Bitcoin Depot expects 2026 revenues to decline 30%–40% YoY from $615m in 2025 (InvestingPro forecasts a ~33% decline), as state-level ATM transaction caps bite. The stock trades at $2.80, near its 52-week low of $2.77 and down ~69% YTD; H.C. Wainwright raised its PT to $4.00 (from $3.50) while Noble cut its PT to $13 (from $40). Q4 2025 revenue fell even as full-year revenue rose, and the company announced leadership changes (Alex Holmes named CEO/Chair; COO Elizabeth Simer resigned), leaving near-term regulatory and operational risks elevated despite potential upside from international expansion and new products.

Analysis

Regulatory friction in the ATM/retail crypto channel is creating a structural shakeout that favors scale and balance-sheet flexibility more than pure revenue growth. The dominant operator can convert regulatory-induced attrition among small players into durable share gains if it can absorb short-term margin compression and redeploy capex to compliance and alternative rails (P2P, cash-advance products). The value here is optionality: a large incumbent can monetize network effects (placement, fiat liquidity, trust) into higher-margin adjacent services faster than fragmented peers. Timing is key and bifurcates returns: near-term P&L will look weak as transaction economics reset, but the medium-term payoff (9–24 months) occurs if state-level regulatory adoption plateaus and competitor exit accelerates.

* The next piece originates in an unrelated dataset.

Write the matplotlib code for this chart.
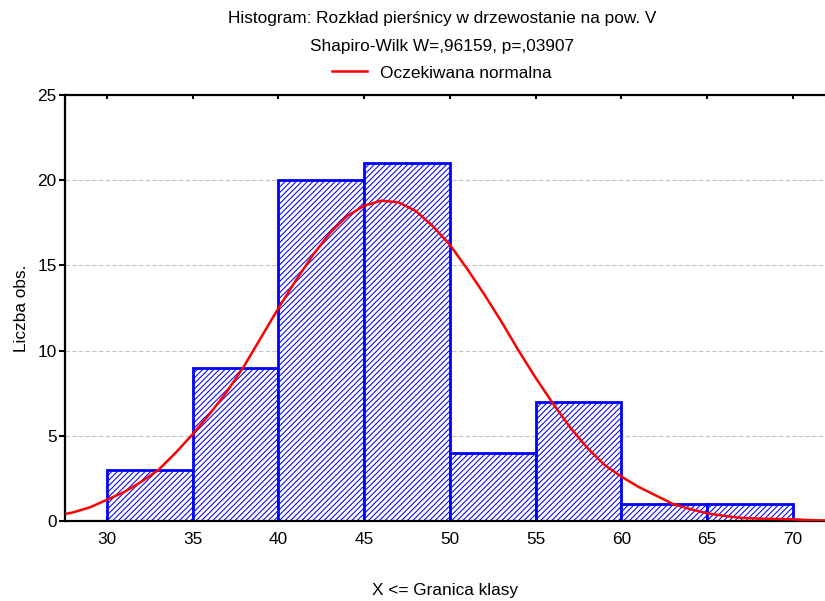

Two binary catalysts to watch are: (1) pace of legislative rollouts and any coordinated multi-state litigation or preemption rulings; (2) monetization traction of non-ATM products that leverage the existing retail footprint. If either catalyst fails, downside is steep because revenue is concentrated in a regulated retail channel. The consensus appears to price a near-total loss of optionality and underweights the strategic upside from cross-selling and international expansion that require capital but not massive incremental customer acquisition. That makes structured, time-limited exposure attractive: you own the optional upside from consolidation while capping near-term downside to a known premium. Monitor state legislative calendars, judge management’s capital allocation during the reset, and watch KYC/AML enforcement intensity—those will govern whether this is a multi-quarter drawdown or a multi-year re-rating opportunity.